I find that budo can help change almost any part of me. All I have to do is bring the part of me that I want to change into the dojo. Just as the only way to change my skill with a sword or stick is for me to take what I want to change with me and train with it, if I want to change something that is not as easily seen as a sword cut or staff strike or a punch or a throw, I have to take it into the dojo and begin working on it.



In Kodokan Judo, one of the core principles is the idea of jita kyoei 自他共栄, often translated as “mutual benefit and welfare.”  I haven’t seen many people come into the dojo looking to change themselves to consider how their actions can create mutual benefit for them and their training partners, but I’ve seen many people implicitly learn this and begin incorporating it into who they are as they spend time in the dojo.  They begin to  consider how directly their thoughtfulness or carelessness impacts the people they train with, who trust each other to train together without harming each other. I’ve seen people who were strong, powerful and disdainful of others train themselves to strong, powerful, gentle and considerate of others.

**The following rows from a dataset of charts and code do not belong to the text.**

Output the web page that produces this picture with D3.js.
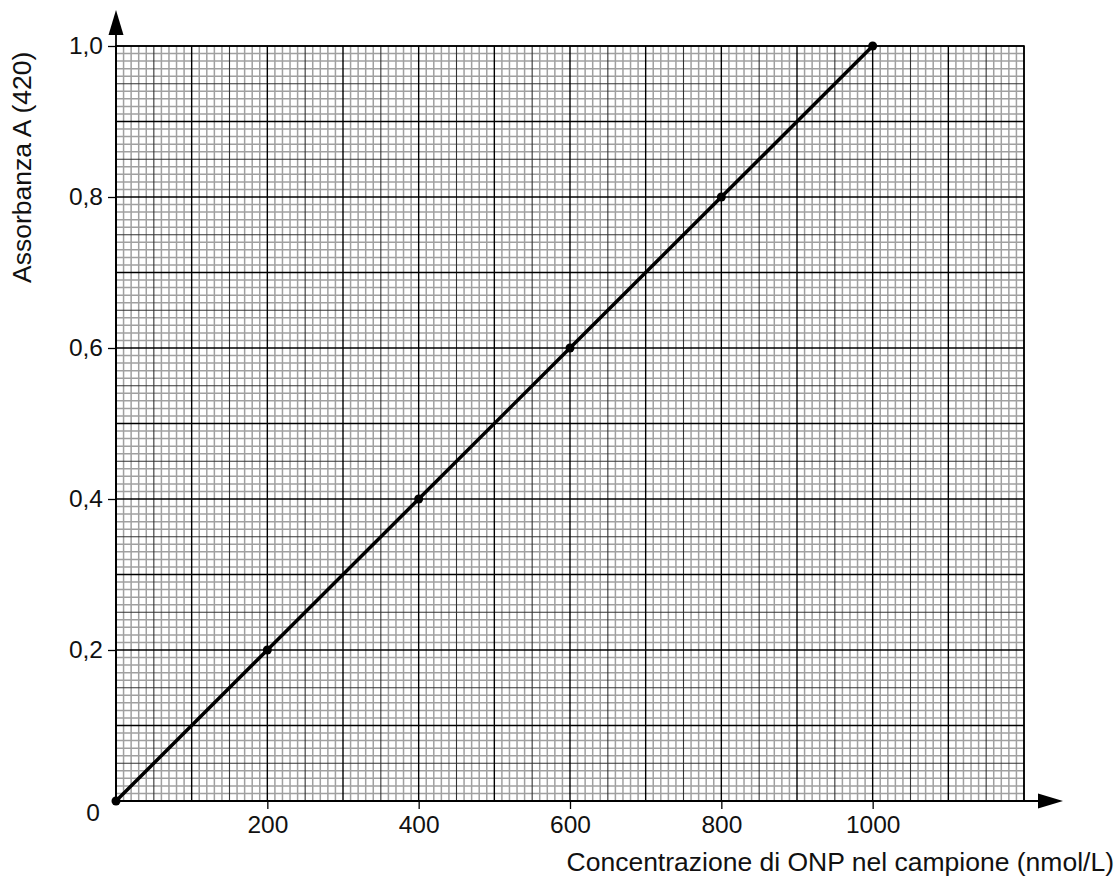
<!DOCTYPE html>
<html>
<head>
<meta charset="utf-8">
<script src="https://cdn.jsdelivr.net/npm/d3@7"></script>
<style>
  body { margin: 0; background: #fff; }
  svg { font-family: "Liberation Sans", Arial, sans-serif; }
</style>
</head>
<body>
<script>
// calibration points
let concentration = [0, 200, 400, 600, 800, 1000];
let absorbance = [0, 0.2, 0.4, 0.6, 0.8, 1.0];
let xTicks = [200, 400, 600, 800, 1000];
let yTicks = [0.2, 0.4, 0.6, 0.8, 1.0];

let width = 1117, height = 879;
let x0 = 116, x1 = 1024, y0 = 801, y1 = 46;

let x = d3.scaleLinear().domain([0, 1200]).range([x0, x1]);
let y = d3.scaleLinear().domain([0, 1]).range([y0, y1]);

let svg = d3.select('body')
  .append('svg')
  .attr('width', width)
  .attr('height', height);

// graph paper grid
let grid = svg.append('g');
let minorX = d3.range(0, 1201, 10);
let minorY = d3.range(0, 101).map(function(d) { return d / 100; });

function lineStyle(i) {
  if (i % 10 === 0) return { c: '#000', w: 1.4 };
  if (i % 5 === 0) return { c: '#333', w: 1.1 };
  return { c: '#a0a0a0', w: 1.5 };
}

// minor first, then medium, then major on top
[0, 1, 2].forEach(function(level) {
  minorX.forEach(function(v, i) {
    let lvl = i % 10 === 0 ? 2 : (i % 5 === 0 ? 1 : 0);
    if (lvl !== level) return;
    let s = lineStyle(i);
    grid.append('line')
      .attr('x1', x(v)).attr('x2', x(v))
      .attr('y1', y(0)).attr('y2', y(1))
      .attr('stroke', s.c).attr('stroke-width', s.w);
  });
  minorY.forEach(function(v, i) {
    let lvl = i % 10 === 0 ? 2 : (i % 5 === 0 ? 1 : 0);
    if (lvl !== level) return;
    let s = lineStyle(i);
    grid.append('line')
      .attr('x1', x(0)).attr('x2', x(1200))
      .attr('y1', y(v)).attr('y2', y(v))
      .attr('stroke', s.c).attr('stroke-width', s.w);
  });
});

// border
svg.append('rect')
  .attr('x', x(0)).attr('y', y(1))
  .attr('width', x(1200) - x(0)).attr('height', y(0) - y(1))
  .attr('fill', 'none').attr('stroke', '#000').attr('stroke-width', 1.6);

// axes
let xAxis = d3.axisBottom(x).tickValues(xTicks).tickSize(8).tickPadding(12)
  .tickFormat(d3.format('d'));
let yAxis = d3.axisLeft(y).tickValues(yTicks).tickSize(8).tickPadding(12)
  .tickFormat(function(d) { return d3.format('.1f')(d).replace('.', ','); });

let gx = svg.append('g').attr('transform', 'translate(0,' + y0 + ')').call(xAxis);
let gy = svg.append('g').attr('transform', 'translate(' + x0 + ',0)').call(yAxis);
[gx, gy].forEach(function(g) {
  g.attr('font-size', 24.5).attr('font-family', '"Liberation Sans", Arial, sans-serif');
  g.select('.domain').remove();
  g.selectAll('.tick line').attr('stroke', '#000').attr('stroke-width', 1.3);
  g.selectAll('.tick text').attr('fill', '#111');
});
gx.selectAll('.tick text').attr('dy', '0.75em').attr('y', 14);
gy.selectAll('.tick text').attr('x', -13);

// axis lines with arrows
svg.append('line')
  .attr('x1', x0).attr('x2', 1042).attr('y1', y0).attr('y2', y0)
  .attr('stroke', '#000').attr('stroke-width', 1.8);
svg.append('path')
  .attr('d', 'M1038,' + (y0 - 7.5) + 'L1063,' + y0 + 'L1038,' + (y0 + 7.5) + 'Z')
  .attr('fill', '#000');
svg.append('line')
  .attr('x1', x0).attr('x2', x0).attr('y1', y0).attr('y2', 32)
  .attr('stroke', '#000').attr('stroke-width', 1.8);
svg.append('path')
  .attr('d', 'M' + (x0 - 7.5) + ',35L' + x0 + ',10L' + (x0 + 7.5) + ',35Z')
  .attr('fill', '#000');

// origin label
svg.append('text')
  .attr('x', 93).attr('y', 821)
  .attr('text-anchor', 'middle')
  .attr('font-size', 24.5).attr('fill', '#111')
  .text('0');

// axis titles
svg.append('text')
  .attr('x', 1114).attr('y', 871)
  .attr('text-anchor', 'end')
  .attr('font-size', 26.5).attr('fill', '#111')
  .text('Concentrazione di ONP nel campione (nmol/L)');
svg.append('text')
  .attr('transform', 'translate(31,283) rotate(-90)')
  .attr('text-anchor', 'start')
  .attr('font-size', 26.5).attr('fill', '#111')
  .text('Assorbanza A (420)');

// calibration line and points
let pts = concentration.map(function(c, i) { return { c: c, a: absorbance[i] }; });
svg.append('path')
  .datum(pts)
  .attr('d', d3.line().x(function(d) { return x(d.c); }).y(function(d) { return y(d.a); }))
  .attr('fill', 'none').attr('stroke', '#000').attr('stroke-width', 3.5);
svg.selectAll('circle.pt')
  .data(pts)
  .join('circle')
  .attr('class', 'pt')
  .attr('cx', function(d) { return x(d.c); })
  .attr('cy', function(d) { return y(d.a); })
  .attr('r', 4.5)
  .attr('fill', '#000');
</script>
</body>
</html>
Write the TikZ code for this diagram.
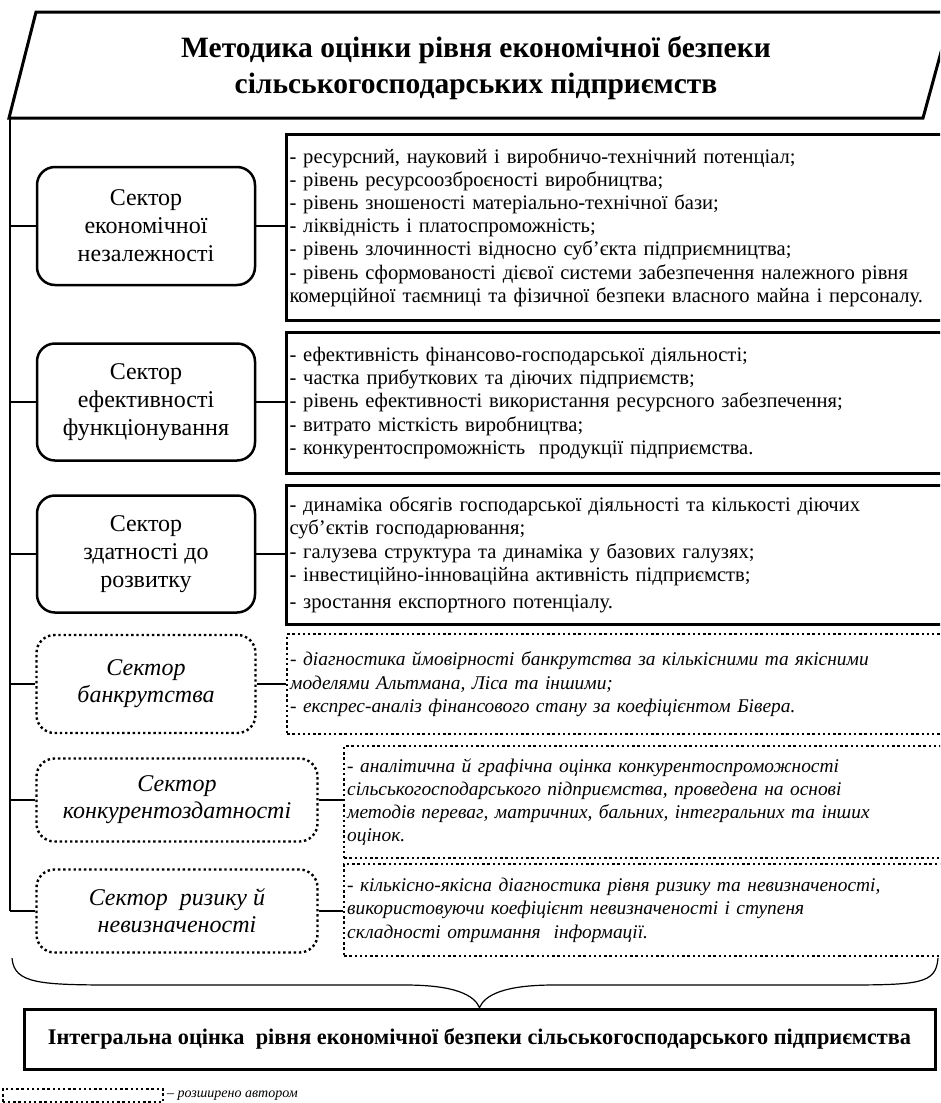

The story of a weak, timid person coming into the dojo and learning to be a powerful, confident fighter is common (and true!), but what other ways can we change ourselves through training? The wonderful thing about budo keiko is that it is a time set aside for changing aspects of ourselves that we want to change. That’s what makes training so personal. We are taking time and effort and directing it towards changing ourselves in some way. The potential for personal development and transformation is tremendous.  



We’re not simple clay molded by what happens to us. We have choices to make about what we become and how we change. Those who work at developing their entire self, who work on humility, graciousness, kindness and compassion usually succeed in becoming more humble, gracious, kind and compassionate. Budo is a way of interacting with the world. It’s about how we deal with the world around us. It’s about how handle the stress and mess of life. Practicing budo impacts how we relate with all the people around us.



Budo is personal. It’s about developing and refining who we are. It’s not about the flashy stuff on the outside. It’s not about the ranks and belts and trophies and the awards. It’s about who we are and how we deal with the world and the people around us. Ultimately, that creates a lot more satisfaction than any rank or case of trophies.